Just as mere mortals were ignored when they warned about high debt and lack of production, they were also warned when they wanted to regulate the fastest growing part of the bond market. They were ignored when they warned about the housing bubble. “Just let the market handle it.”
Well, at one level Greenspan was right — the market will ultimately adjust. And now we’re seeing how it adjusts, with a major recession and a fundamental weakening of the US economy and US position in the world. If humans had intervened, we’d maybe still be producing, we’d not have got caught up in the housing bubble, and the derivatives market would not have threatened to take down the entire global financial system in 2008. If we had not run up debt and unleashed cheap credit, we’d have not become addicted to cheap foreign goods, and the hyperconsumerism which has damaged society on so many levels (detailed in Benjamin Barber’s aply titled book “Consumed: How Markets Corrupt Children, Infantalize Adults and Swallow Citizens Whole“), might have been avoided.

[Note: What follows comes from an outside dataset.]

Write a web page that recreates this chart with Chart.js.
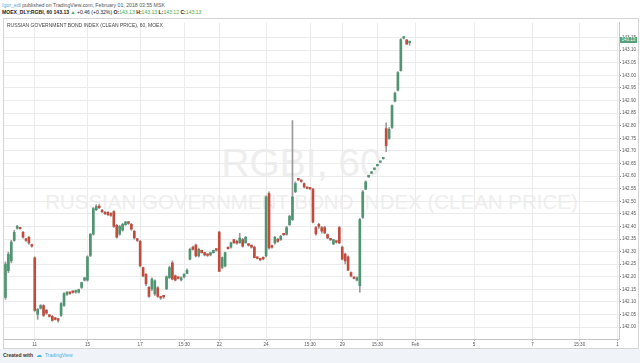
<!DOCTYPE html>
<html>
<head>
<meta charset="utf-8">
<script src="https://cdn.jsdelivr.net/npm/chart.js@4.4.0/dist/chart.umd.min.js"></script>
<style>
  body { margin: 0; width: 640px; height: 363px; overflow: hidden; background: #fff;
         font-family: "Liberation Sans", Arial, sans-serif; position: relative; }
  .abs { position: absolute; white-space: nowrap; }
  #head1 { left: 2px; top: 2px; font-size: 5.2px; color: #555; }
  #head1 .user { color: #5aa6dc; }
  #head2 { left: 2px; top: 9px; font-size: 5.1px; font-weight: bold; color: #222; }
  #head2 .g { color: #3fae5a; font-weight: normal; }
  #head2 .up { color: #3fae5a; }
  #frame { left: 3px; top: 18px; width: 636px; height: 331px; border: 1px solid #d4d4d4; box-sizing: border-box; }
  #wm1 { left: -6px; width: 615px; top: 143px; text-align: center; font-size: 39px; color: #eeeeee; line-height: 40px; }
  #wm2 { left: 4px; width: 615px; top: 191px; text-align: center; font-size: 20.5px; color: #eeeeee; line-height: 22px; }
  #title { left: 7px; top: 22px; font-size: 5px; color: #444; }
  #chart { position: absolute; left: 4px; top: 19px; }
  #lastPrice { left: 620px; top: 37px; width: 17px; height: 6px; background: #54a079; color: #fff;
               font-size: 4.5px; line-height: 6px; text-align: center; }
  #footer { left: 0; top: 349px; width: 640px; height: 14px; background: #f0f3f8; }
  #footer span { position: absolute; top: 3px; font-size: 5px; white-space: nowrap; }
</style>
</head>
<body>
<div class="abs" id="head1"><span class="user">Igor_edl</span> published on TradingView.com, February 01, 2018 03:55 MSK</div>
<div class="abs" id="head2">MOEX_DLY:RGBI, 60 143.13 <span class="up">▲</span> <span style="font-weight:normal">+0.46 (+0.32%)</span> O:<span class="g">143.13</span> H:<span class="g">143.13</span> L:<span class="g">143.12</span> C:<span class="g">143.13</span></div>
<div class="abs" id="frame"></div>
<div class="abs" id="wm1">RGBI, 60</div>
<div class="abs" id="wm2">RUSSIAN GOVERNMENT BOND INDEX (CLEAN PRICE)</div>
<canvas id="chart" width="634" height="329"></canvas>
<div class="abs" id="title">RUSSIAN GOVERNMENT BOND INDEX (CLEAN PRICE), 60, MOEX</div>
<div class="abs" id="lastPrice">143.13</div>
<div class="abs" id="footer">
  <span style="left:3px; color:#333; font-weight:bold;">Created with</span>
  <span style="left:36px; color:#3bb3e4; font-size:6px; top:2px;">☁</span>
  <span style="left:45px; color:#3bb3e4;">TradingView</span>
</div>

<script>
// Hourly candles, RGBI (MOEX)
const opens = [
  142.118, 142.224, 142.263, 142.345, 142.393, 142.393, 142.377, 142.349, 142.357, 142.326,
  142.275, 142.051, 142.075, 142.086, 142.067, 142.047, 142.043, 142.035, 142.031, 142.047,
  142.086, 142.130, 142.135, 142.139, 142.139, 142.139, 142.158, 142.187, 142.187, 142.285,
  142.369, 142.467, 142.479, 142.463, 142.455, 142.456, 142.451, 142.459, 142.404, 142.369,
  142.385, 142.407, 142.416, 142.408, 142.381, 142.350, 142.341, 142.237, 142.211, 142.158,
  142.152, 142.132, 142.156, 142.118, 142.122, 142.152, 142.197, 142.256, 142.204, 142.196,
  142.188, 142.200, 142.213, 142.270, 142.318, 142.326, 142.283, 142.305, 142.296, 142.287,
  142.287, 142.296, 142.308, 142.378, 142.237, 142.243, 142.314, 142.318, 142.348, 142.341,
  142.335, 142.348, 142.335, 142.330, 142.326, 142.318, 142.275, 142.269, 142.276, 142.283,
  142.531, 142.322, 142.335, 142.349, 142.348, 142.369, 142.368, 142.407, 142.427, 142.538,
  142.587, 142.581, 142.570, 142.553, 142.551, 142.548, 142.396, 142.408, 142.396, 142.396,
  142.368, 142.349, 142.331, 142.340, 142.396, 142.318, 142.290, 142.279, 142.217, 142.196,
  142.187, 142.165, 142.436, 142.548, 142.597, 142.612, 142.627, 142.641, 142.655, 142.669,
  142.789, 142.750, 142.793, 142.898, 142.941, 143.019, 143.148, 143.141, 143.130
];
const highs = [
  142.259, 142.298, 142.345, 142.385, 142.404, 142.396, 142.381, 142.353, 142.361, 142.330,
  142.279, 142.075, 142.090, 142.090, 142.071, 142.051, 142.047, 142.039, 142.035, 142.098,
  142.137, 142.141, 142.139, 142.143, 142.147, 142.151, 142.179, 142.198, 142.283, 142.373,
  142.475, 142.487, 142.487, 142.467, 142.459, 142.459, 142.455, 142.463, 142.408, 142.404,
  142.412, 142.420, 142.420, 142.412, 142.385, 142.353, 142.345, 142.239, 142.212, 142.161,
  142.196, 142.188, 142.161, 142.122, 142.126, 142.204, 142.243, 142.263, 142.208, 142.200,
  142.200, 142.212, 142.232, 142.314, 142.322, 142.330, 142.314, 142.306, 142.298, 142.290,
  142.298, 142.306, 142.310, 142.381, 142.279, 142.298, 142.318, 142.338, 142.349, 142.345,
  142.373, 142.353, 142.361, 142.330, 142.326, 142.322, 142.279, 142.271, 142.279, 142.522,
  142.538, 142.326, 142.361, 142.353, 142.365, 142.373, 142.400, 142.444, 142.820, 142.577,
  142.589, 142.583, 142.573, 142.555, 142.553, 142.551, 142.400, 142.412, 142.400, 142.400,
  142.371, 142.351, 142.349, 142.341, 142.400, 142.322, 142.294, 142.283, 142.220, 142.198,
  142.200, 142.432, 142.542, 142.581, 142.601, 142.616, 142.631, 142.645, 142.659, 142.673,
  142.812, 142.793, 142.883, 142.934, 143.015, 143.146, 143.154, 143.142, 143.130
];
const lows = [
  142.110, 142.216, 142.255, 142.341, 142.389, 142.389, 142.353, 142.341, 142.330, 142.318,
  142.063, 142.031, 142.071, 142.043, 142.051, 142.040, 142.024, 142.029, 142.020, 142.043,
  142.082, 142.126, 142.130, 142.135, 142.135, 142.135, 142.154, 142.183, 142.183, 142.280,
  142.365, 142.463, 142.471, 142.455, 142.447, 142.444, 142.440, 142.396, 142.353, 142.365,
  142.381, 142.404, 142.408, 142.385, 142.349, 142.341, 142.239, 142.200, 142.165, 142.118,
  142.145, 142.126, 142.118, 142.110, 142.114, 142.149, 142.193, 142.188, 142.184, 142.192,
  142.184, 142.196, 142.212, 142.267, 142.306, 142.279, 142.279, 142.294, 142.283, 142.281,
  142.283, 142.294, 142.302, 142.220, 142.232, 142.239, 142.310, 142.314, 142.334, 142.330,
  142.334, 142.318, 142.334, 142.322, 142.314, 142.275, 142.271, 142.263, 142.267, 142.279,
  142.310, 142.314, 142.330, 142.338, 142.345, 142.363, 142.365, 142.404, 142.424, 142.534,
  142.583, 142.575, 142.553, 142.549, 142.547, 142.414, 142.365, 142.392, 142.373, 142.371,
  142.351, 142.345, 142.328, 142.334, 142.332, 142.267, 142.251, 142.224, 142.200, 142.192,
  142.184, 142.139, 142.432, 142.546, 142.595, 142.610, 142.625, 142.639, 142.653, 142.667,
  142.697, 142.746, 142.789, 142.895, 142.938, 143.017, 143.145, 143.123, 143.120
];
const closes = [
  142.251, 142.290, 142.338, 142.377, 142.400, 142.391, 142.357, 142.345, 142.335, 142.322,
  142.067, 142.071, 142.086, 142.047, 142.056, 142.043, 142.027, 142.031, 142.027, 142.094,
  142.133, 142.139, 142.134, 142.138, 142.145, 142.149, 142.177, 142.196, 142.279, 142.369,
  142.471, 142.479, 142.475, 142.459, 142.451, 142.446, 142.444, 142.400, 142.357, 142.400,
  142.408, 142.417, 142.412, 142.389, 142.354, 142.345, 142.243, 142.204, 142.172, 142.122,
  142.191, 142.184, 142.122, 142.116, 142.120, 142.200, 142.237, 142.191, 142.187, 142.194,
  142.196, 142.211, 142.226, 142.309, 142.309, 142.283, 142.309, 142.296, 142.287, 142.285,
  142.296, 142.305, 142.306, 142.221, 142.276, 142.296, 142.312, 142.335, 142.335, 142.334,
  142.354, 142.322, 142.357, 142.326, 142.318, 142.276, 142.273, 142.267, 142.271, 142.518,
  142.315, 142.318, 142.357, 142.341, 142.361, 142.367, 142.396, 142.440, 142.518, 142.570,
  142.585, 142.579, 142.557, 142.551, 142.549, 142.417, 142.370, 142.400, 142.381, 142.374,
  142.354, 142.347, 142.348, 142.338, 142.335, 142.270, 142.263, 142.226, 142.204, 142.194,
  142.197, 142.427, 142.538, 142.577, 142.599, 142.614, 142.629, 142.643, 142.657, 142.671,
  142.721, 142.786, 142.880, 142.930, 143.011, 143.142, 143.150, 143.124, 143.130
];

// Time axis: hourly slots (incl. empty future), and the labelled slots
const slotCount = 210;
const xTickIndex = [10, 28, 46, 61, 73, 89, 104, 115, 127, 140, 160, 180, 196, 209];
const xTickText = ['11', '15', '17', '15:30', '22', '24', '15:30', '29', '15:30', 'Feb', '5', '7', '15:30', '1'];

// Price axis labels
const yTicks = [142.00, 142.05, 142.10, 142.15, 142.20, 142.25, 142.30, 142.35, 142.40, 142.45, 142.50, 142.55,
                142.60, 142.65, 142.70, 142.75, 142.80, 142.85, 142.90, 142.95, 143.00, 143.05, 143.10, 143.15];

const upColor = '#4f9572';
const downColor = '#c24b3c';
const wickColor = '#9a9a9c';

const labels = [];
for (let i = 0; i < slotCount; i++) labels.push(i);

const bodies = opens.map((o, i) => [o, closes[i]]);
const wicks = lows.map((l, i) => [l, highs[i]]);
const bodyColors = opens.map((o, i) => closes[i] >= o ? upColor : downColor);

const tickFont = { family: 'Liberation Sans', size: 4.6 };

new Chart(document.getElementById('chart'), {
    type: 'bar',
    data: {
        labels: labels,
        datasets: [
            {
                label: 'body',
                data: bodies,
                backgroundColor: bodyColors,
                barThickness: 2,
                minBarLength: 1.5,
                grouped: false,
                order: 0
            },
            {
                label: 'wick',
                data: wicks,
                backgroundColor: wickColor,
                barThickness: 1,
                minBarLength: 1,
                grouped: false,
                order: 1
            }
        ]
    },
    options: {
        responsive: false,
        animation: false,
        layout: { padding: 0 },
        plugins: {
            legend: { display: false },
            tooltip: { enabled: false }
        },
        scales: {
            x: {
                offset: true,
                grid: { offset: false, color: '#ebebeb', tickLength: 2, tickColor: '#aaa' },
                border: { color: '#c4c4c4' },
                ticks: {
                    autoSkip: false,
                    maxRotation: 0,
                    padding: 1,
                    color: '#555',
                    font: tickFont,
                    callback: (value, index) => {
                        const k = xTickIndex.indexOf(index);
                        return k >= 0 ? xTickText[k] : null;
                    }
                },
                afterFit: (scale) => { scale.height = 9; }
            },
            y: {
                position: 'right',
                min: 141.953,
                max: 143.209,
                grid: { color: '#ebebeb', tickLength: 2, tickColor: '#888' },
                border: { color: '#c4c4c4' },
                afterBuildTicks: (scale) => {
                    scale.ticks = yTicks.map(v => ({ value: v }));
                },
                ticks: {
                    padding: 1,
                    color: '#555',
                    font: tickFont,
                    callback: (v) => Number(v).toFixed(2)
                },
                afterFit: (scale) => { scale.width = 19; }
            }
        }
    }
});
</script>
</body>
</html>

Rather than the roller coaster bubbles followed by a deep recession, we might have more mills and factories still open in Maine, and we’d not be facing the risks we face in this global economy. It’s not so much that markets are bad, only that without regulation and control they get manipulated by the powerful whose interests are usually not those of average folk. Their interests are myopic and short term — profit in any way possible. The faith that how the wealthy structure the game to profit themselves will work out “best” for society is irrational. The idealization of markets has been thoroughly disproven many times in history.
The theory is seductive and yields a very simple, objective world view, one in which many people find comfort. A lot of people don’t like the complexity and nuance of how a very diverse world of imperfect humans with flawed judgment functions. Many prefer to cling to Hayek, Rand, and Greenspan who offer a clear vision of the morality and superiority of markets. Seductive theories, be they communism or market libertarianism are dangerous.
So let markets operate — they do a good job of communicating demand through price, and stimulating innovation. Markets create incentives and allow people to make choices and adapt. But especially in the world of high finance, big business and global trade, they need strict oversight and regulation. Without that regulation markets fail, and instead a rigged game that benefits the elites take over, ironically defended by many who are their victims, but yet believe the system is market driven. Markets cannot function properly without such regulation. Unfortunately, even with some significant reforms, the Obama Administration has not yet made the changes we need to try to really get on the right path. Tim Geithner is smart, but he’s also a Wall Street insider. True, Wall Street is not the enemy, but it’s driven by a conventional wisdom that distrusts needed regulation. Perhaps Obama should tap Brooksley Born to come back to government and help design a new regulative scheme.
With the GOP taking control of the House, it’s unlikely the lessons we should have learned in 2008 will be turned into policy. That bodes for more economic bad news down the line for a country far deeper in crisis than most Americans realize.